Barbara Kasten: Intervals
Barbara Kasten’s restless innovation and unique artistic vision come to the fore in Intervals at Thomas Dane Gallery, London. The exhibition encompasses both historic and recent work that highlights the Chicago-based artist’s distinctive approach to multidisciplinary compositions. Her practice, described as “painting in motion” marries sculpture, photography and film in a poignant exploration of light and space. Meticulous planning and intricate detail go into the assemblies, with the use of glass, mirrors, acrylic and metal elements adding an extra dimension of depth into each.
Kasten takes inspiration from a wide range of sources, from postmodern design and architecture, constructivism, alongside the lives and works of Kazimir Malevich and Lázló Moholy-Nagy. Furthermore, she is deeply informed by the 1970s California Light and Space Movement, and as a trained sculptor and painter, began to challenge the conventional notions of these disciplines through lens-based practice.
A chronological approach to her oeuvre reveals a manipulation of space through elegant style and complex compositions. For example, in Construct, developed in the late 1970s, Kasten captures the transformation of building materials into tableaux with a Polaroid camera. A similarly adventurous approach can be seen in her recent series Transpositions (2014-2016) and Collisions (2016), in which she uses Plexiglas elements to create large-scale installations. The use of this material imbues each piece with its fascinating properties, the combination of its transparency and vivid colour fuse the foreground and background as one abstract surface. In amalgamating a meticulous treatment of materials and an inherent interest in the mysticism of light, Kasten evokes questions concerning the nature of the image-making process.

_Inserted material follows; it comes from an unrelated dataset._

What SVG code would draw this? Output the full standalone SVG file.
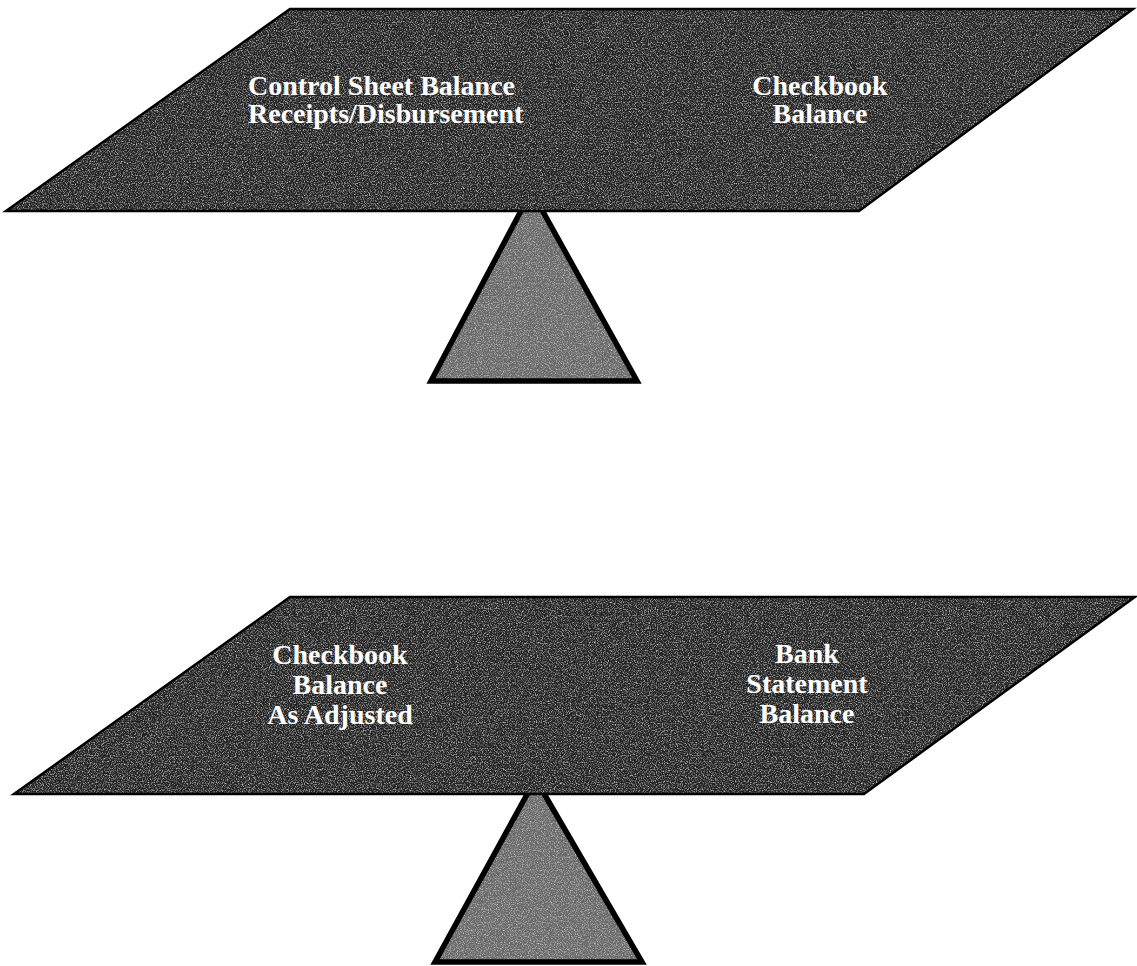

With the descent of physical photographs and the rise of digital pictures, the tension between the substantial and the flat surface adds a poignant and increasingly topical dimension to her oeuvre.

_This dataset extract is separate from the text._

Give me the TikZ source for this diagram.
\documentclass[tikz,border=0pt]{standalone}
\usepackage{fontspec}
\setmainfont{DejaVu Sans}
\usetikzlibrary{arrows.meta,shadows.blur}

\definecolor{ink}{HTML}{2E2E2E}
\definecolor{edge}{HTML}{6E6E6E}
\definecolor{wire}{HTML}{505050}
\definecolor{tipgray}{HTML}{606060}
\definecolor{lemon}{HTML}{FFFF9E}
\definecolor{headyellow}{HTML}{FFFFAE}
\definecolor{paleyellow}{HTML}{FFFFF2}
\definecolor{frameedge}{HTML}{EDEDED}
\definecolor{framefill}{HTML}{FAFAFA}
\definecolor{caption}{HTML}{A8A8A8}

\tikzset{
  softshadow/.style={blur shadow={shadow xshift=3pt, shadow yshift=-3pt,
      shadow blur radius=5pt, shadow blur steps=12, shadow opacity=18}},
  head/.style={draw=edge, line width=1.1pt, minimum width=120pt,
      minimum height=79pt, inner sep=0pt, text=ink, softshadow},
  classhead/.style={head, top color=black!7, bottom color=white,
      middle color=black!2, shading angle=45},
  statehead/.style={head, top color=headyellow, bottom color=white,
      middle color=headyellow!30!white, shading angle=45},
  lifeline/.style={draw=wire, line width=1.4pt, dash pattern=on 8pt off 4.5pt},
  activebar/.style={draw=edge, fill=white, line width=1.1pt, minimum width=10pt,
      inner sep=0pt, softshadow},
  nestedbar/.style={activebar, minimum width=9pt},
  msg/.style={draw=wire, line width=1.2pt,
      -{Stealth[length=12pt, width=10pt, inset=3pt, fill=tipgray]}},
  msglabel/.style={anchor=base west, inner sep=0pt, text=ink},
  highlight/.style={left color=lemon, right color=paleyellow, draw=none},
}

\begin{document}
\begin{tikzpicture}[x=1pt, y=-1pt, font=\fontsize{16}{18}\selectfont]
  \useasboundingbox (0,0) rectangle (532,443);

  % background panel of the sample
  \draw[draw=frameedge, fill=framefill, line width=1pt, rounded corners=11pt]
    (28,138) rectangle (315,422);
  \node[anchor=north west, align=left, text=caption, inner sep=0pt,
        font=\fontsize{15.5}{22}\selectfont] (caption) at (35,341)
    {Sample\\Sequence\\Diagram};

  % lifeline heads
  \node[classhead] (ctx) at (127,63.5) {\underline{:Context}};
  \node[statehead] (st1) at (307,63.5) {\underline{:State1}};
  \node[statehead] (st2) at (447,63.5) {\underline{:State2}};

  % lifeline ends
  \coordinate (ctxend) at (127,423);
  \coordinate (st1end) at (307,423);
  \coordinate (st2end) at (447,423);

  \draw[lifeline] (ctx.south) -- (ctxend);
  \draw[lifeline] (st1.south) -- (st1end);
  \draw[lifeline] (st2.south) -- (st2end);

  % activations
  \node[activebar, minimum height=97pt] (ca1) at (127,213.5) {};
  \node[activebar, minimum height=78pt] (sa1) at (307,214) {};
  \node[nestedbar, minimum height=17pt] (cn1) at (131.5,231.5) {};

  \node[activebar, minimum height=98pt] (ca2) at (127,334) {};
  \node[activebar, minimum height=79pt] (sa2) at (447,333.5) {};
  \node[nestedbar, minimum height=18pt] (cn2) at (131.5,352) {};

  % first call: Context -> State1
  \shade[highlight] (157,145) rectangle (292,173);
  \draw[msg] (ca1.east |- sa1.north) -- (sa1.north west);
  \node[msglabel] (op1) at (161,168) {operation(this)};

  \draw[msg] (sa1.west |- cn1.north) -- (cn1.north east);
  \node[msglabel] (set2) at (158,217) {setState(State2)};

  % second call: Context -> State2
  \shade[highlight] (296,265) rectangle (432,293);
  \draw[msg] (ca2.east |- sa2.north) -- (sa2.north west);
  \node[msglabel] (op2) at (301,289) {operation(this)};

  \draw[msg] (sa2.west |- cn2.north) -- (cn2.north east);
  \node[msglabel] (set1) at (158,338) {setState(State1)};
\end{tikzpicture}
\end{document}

Revolutions (2017) sees the artist roam freely across a world of ideas, evoking the use of mixed media projections, alongside her signature use of Plexiglas and neutral light. The elements recorded exclusively in photography now move to the three-dimensional world. This shift to moving image evokes the constructivist ideology to combine art, life and technology, Kasten embraced the possibilities of the contemporary advancements demonstrating both a creative flexibility, and a deep, thorough understanding of the modern-day society.